Ich persönlich empfinde hier nicht zu viel Zurschaustellung, das ist ja immer auch Geschmackssache, oft auch ein eFrage der Unterstellung. Was ich bei Frida Kahlo sehe (die übrigens auch Tagebuch schriebe - und Tagebuch malte), weiß ich noch nicht, ich kenne sie noch kaum, finde aber gerade diesen Aspekt - Person verschmilzt mit Werk, zugleich spielt das Leid mit der Extrovertierung, setzt auf Außenwirkung... - ziemlich spannend, beunruhigend und zum Teil befremdlich. (Vielleicht ist das eine weibliche Art der Kunst, des Kunstschaffens?) Der Schutz scheint zu fehlen - doch das scheint wohl nur so, oder ist für die Bilder am Ende gar nicht relevant, und etwas Anderes als die Bilder gehen mich ja nichts an, auch wenn jedes Bild "ich", "aua", "lieb mich" etc. schreit. So laut, dass man erstaunt ist, dass es ein Bild ist. Frida Kahlo erzählt, so wirkt es, mit ihren Bildern Geschichten, oder auch nur eine Geschichte, die entschlüsselt werden will - oder auch nicht. Sie hat ihr Leben lang körperlich und seelisch gelitten, so wird überliefert, so legen ihre Bilder nahe, und auch bei ihr ist Gesundheit - oder besser Krankheit - ein zentrales Thema. Sie malte ihre Ärzte, ihre Krankheiten, ihre Verletzungen, ihre Ängste. Und auch sie hatte Probleme, ihre Krankheiten zu finanzieren, war in gewisser Weise auch finanziell abhängig von Diego Rivera, ein kompliziertes Abkommen, bei dem er ihre Arztrechnungen bezahlte, ohne dass sie ihre Würde verlor, vermutlich. Las ich.
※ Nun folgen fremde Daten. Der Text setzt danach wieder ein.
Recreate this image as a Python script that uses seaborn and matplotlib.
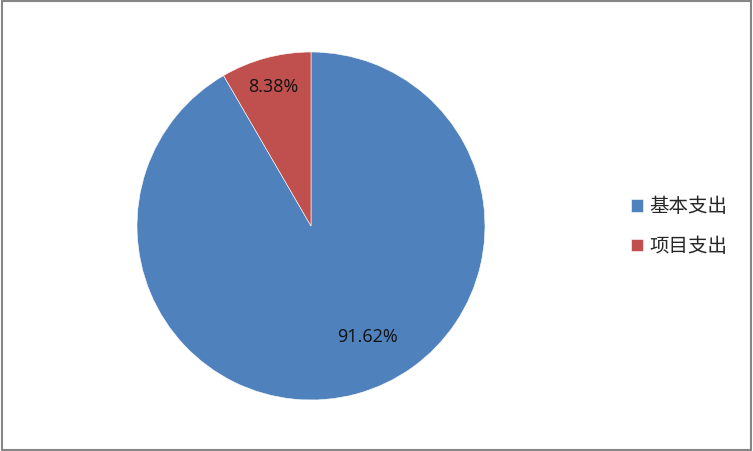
import matplotlib.pyplot as plt
import seaborn as sns
from matplotlib.patches import Rectangle

# data
categories = ['基本支出', '项目支出']
shares = [91.62, 8.38]
colors = ['#4F81BD', '#C0504D']

sns.set_theme(style='white')
plt.rcParams['font.family'] = ['Noto Sans CJK SC', 'DejaVu Sans']

fig = plt.figure(figsize=(7.53, 4.51), dpi=100)
W, H = 753, 451
cx, cy, r = 311, 226, 174
ax = fig.add_axes([(cx - r) / W, (H - cy - r) / H, 2 * r / W, 2 * r / H])

wedges, texts, autotexts = ax.pie(
    shares, colors=colors, startangle=90, counterclock=False,
    autopct='%.2f%%', radius=1.0,
    wedgeprops=dict(edgecolor='white', linewidth=0.4),
    textprops=dict(fontsize=13, color='#111111', family=['Open Sans', 'DejaVu Sans']),
)
# move labels to where the reference puts them
autotexts[0].set_position((0.322, -0.638))
autotexts[1].set_position((-0.218, 0.799))
ax.set_xlim(-1, 1)
ax.set_ylim(-1, 1)
ax.set_aspect('equal')
ax.axis('off')

fig.legend(wedges, categories, loc='center left',
           bbox_to_anchor=(631 / W, 1 - 226.5 / H), frameon=False,
           fontsize=14, handlelength=0.6, handleheight=0.6,
           handletextpad=0.35, labelspacing=0.95, borderpad=0, borderaxespad=0)

# outer border
fig.patches.append(Rectangle((0.002, 0.003), 0.995, 0.994, transform=fig.transFigure,
                             fill=False, edgecolor='#868686', linewidth=1.5))

fig.savefig('out.png', dpi=100)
Ich habe die Malerin hier nicht ins Spiel gebracht, weil ich sie dir als Modell vorstellen wollte (so etwas läge mir fern), sondern weil deine Art zu schreiben bei diesem Text mich daran erinnert hat. Es ist ein (ergebnis) offenes Kommentieren, was ich versuche, inspiriert von deinem - offenen - Schreiben. Es war eher anerkennend gemeint: die Fähigkeit eines Textes, eines Bildes zu berühren und zu beunruhigen.
Der Text streift all die Themen - Gesundheit, Geld, Emigration, Sprachenhüpfen, Freundschaft, Gesellschaft, Kunst. Wie ein Fächer, den man gegen die heiße Luft benutzt. Man sieht die Einzelteile aber eben nich tgenau, weil es fächelt, und weil es so viel ist. Zu viel wahrscheinlich - wenn es eben kein Tagebucheintrag wäre :)
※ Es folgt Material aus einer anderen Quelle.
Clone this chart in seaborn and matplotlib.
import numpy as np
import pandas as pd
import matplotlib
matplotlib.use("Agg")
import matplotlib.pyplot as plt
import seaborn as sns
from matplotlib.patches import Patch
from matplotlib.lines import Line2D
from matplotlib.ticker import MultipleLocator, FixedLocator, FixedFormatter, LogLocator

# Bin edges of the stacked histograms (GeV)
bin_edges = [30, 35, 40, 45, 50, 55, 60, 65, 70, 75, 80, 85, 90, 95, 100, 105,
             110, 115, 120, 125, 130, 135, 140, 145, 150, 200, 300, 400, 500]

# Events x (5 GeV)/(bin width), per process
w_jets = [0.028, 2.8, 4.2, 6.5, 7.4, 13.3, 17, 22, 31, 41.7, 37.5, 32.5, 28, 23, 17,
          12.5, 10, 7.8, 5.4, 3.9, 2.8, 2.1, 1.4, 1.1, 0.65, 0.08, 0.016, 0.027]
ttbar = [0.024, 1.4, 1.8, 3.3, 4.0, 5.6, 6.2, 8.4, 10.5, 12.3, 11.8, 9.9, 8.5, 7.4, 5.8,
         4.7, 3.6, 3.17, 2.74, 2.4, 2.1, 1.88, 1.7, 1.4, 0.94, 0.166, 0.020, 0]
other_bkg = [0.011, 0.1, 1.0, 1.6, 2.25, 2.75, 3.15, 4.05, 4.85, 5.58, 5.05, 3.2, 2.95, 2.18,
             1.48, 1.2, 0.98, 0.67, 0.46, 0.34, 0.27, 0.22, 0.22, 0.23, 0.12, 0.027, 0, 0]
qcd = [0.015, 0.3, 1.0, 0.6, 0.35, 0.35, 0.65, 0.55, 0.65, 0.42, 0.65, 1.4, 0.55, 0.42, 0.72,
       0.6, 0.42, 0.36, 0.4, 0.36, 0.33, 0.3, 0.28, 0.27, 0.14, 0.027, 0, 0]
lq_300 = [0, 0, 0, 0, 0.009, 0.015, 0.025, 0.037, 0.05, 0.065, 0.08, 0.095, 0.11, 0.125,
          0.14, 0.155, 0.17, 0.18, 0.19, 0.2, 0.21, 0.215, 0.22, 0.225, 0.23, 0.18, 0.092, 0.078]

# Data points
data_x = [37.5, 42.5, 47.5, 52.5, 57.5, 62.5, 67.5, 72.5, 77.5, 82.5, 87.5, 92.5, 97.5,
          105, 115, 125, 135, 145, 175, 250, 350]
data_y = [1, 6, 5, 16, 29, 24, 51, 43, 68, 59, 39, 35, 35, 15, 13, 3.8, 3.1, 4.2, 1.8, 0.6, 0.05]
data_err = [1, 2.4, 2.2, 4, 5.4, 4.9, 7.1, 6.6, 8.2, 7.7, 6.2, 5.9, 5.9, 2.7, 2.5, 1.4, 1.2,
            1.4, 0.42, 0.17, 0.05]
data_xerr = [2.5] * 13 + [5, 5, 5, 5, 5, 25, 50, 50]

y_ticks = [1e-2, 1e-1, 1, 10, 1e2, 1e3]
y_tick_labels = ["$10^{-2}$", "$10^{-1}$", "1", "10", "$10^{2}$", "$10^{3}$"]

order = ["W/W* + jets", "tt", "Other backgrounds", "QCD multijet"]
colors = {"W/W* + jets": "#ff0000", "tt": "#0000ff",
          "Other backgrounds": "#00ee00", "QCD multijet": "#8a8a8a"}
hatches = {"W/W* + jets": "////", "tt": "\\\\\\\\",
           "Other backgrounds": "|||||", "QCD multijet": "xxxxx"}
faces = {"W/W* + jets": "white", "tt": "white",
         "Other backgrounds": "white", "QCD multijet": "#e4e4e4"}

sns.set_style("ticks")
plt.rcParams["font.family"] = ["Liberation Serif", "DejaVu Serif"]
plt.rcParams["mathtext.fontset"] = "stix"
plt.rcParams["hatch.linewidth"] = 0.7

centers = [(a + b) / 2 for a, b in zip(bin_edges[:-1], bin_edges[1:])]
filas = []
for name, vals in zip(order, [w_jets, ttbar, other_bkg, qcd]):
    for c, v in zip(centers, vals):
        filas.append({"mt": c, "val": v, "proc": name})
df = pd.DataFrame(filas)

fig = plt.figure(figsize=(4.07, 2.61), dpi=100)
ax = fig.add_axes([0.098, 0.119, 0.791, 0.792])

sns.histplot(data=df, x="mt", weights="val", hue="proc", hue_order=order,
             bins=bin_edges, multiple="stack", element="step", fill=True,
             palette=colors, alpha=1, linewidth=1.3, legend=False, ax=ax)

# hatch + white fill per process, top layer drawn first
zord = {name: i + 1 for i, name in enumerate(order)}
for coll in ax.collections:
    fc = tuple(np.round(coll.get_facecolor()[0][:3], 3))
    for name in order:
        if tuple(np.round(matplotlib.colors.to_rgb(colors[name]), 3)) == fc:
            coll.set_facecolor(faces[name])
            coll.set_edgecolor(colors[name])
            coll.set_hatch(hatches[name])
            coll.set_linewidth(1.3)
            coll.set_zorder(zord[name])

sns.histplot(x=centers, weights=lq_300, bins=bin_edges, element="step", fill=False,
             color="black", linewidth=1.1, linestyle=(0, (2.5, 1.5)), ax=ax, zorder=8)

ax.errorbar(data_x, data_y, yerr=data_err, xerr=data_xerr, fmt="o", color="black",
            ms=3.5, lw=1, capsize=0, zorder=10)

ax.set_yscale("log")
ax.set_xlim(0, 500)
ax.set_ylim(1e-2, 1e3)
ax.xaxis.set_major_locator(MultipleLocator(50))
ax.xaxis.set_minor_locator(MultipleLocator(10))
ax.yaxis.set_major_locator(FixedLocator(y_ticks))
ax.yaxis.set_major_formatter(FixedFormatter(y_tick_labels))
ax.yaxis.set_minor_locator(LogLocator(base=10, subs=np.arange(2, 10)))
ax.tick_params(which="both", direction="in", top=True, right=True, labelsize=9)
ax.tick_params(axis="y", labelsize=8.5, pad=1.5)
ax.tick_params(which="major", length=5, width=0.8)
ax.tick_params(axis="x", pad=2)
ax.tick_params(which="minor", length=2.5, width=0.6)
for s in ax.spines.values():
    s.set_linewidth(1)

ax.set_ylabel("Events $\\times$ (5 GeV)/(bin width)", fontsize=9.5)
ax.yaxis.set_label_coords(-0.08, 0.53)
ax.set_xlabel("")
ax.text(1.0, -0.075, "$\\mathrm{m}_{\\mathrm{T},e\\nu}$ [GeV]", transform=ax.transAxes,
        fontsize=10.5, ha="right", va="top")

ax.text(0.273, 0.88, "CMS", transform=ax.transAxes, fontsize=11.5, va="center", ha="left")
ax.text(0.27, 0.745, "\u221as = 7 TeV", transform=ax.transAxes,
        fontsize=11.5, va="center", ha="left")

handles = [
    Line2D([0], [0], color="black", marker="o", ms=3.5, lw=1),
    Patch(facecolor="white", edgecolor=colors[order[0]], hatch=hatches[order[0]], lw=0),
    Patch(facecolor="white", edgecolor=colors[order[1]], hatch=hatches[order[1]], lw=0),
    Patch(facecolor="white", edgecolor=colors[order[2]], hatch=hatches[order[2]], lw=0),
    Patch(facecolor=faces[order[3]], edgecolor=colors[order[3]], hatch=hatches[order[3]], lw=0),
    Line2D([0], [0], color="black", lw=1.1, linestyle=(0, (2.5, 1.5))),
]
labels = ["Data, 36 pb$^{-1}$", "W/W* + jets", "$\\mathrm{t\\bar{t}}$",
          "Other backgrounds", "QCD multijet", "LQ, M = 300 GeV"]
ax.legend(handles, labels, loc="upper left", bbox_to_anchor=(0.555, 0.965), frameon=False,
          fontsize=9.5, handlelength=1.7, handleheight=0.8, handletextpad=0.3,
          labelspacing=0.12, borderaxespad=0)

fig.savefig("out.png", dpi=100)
Es war mir wichtig, darzustellen, wie es aus der "Asthetik des Widerstands" heraus zu einem echten Gespräch kommen konnte, aber erst nach Formulierung jenes Widerstands, und, dieser Zusammenhang geht mir erst jetzt auf, nach Erfragung einer Biographie, die meiner zuvor erwähnten diametral entgegengesetzt ist.
Hier verstehe ich leider gar nicht, was du sagen willst - und würde es gern verstehen. Muss ich dafür Peter Weiss gelesen haben?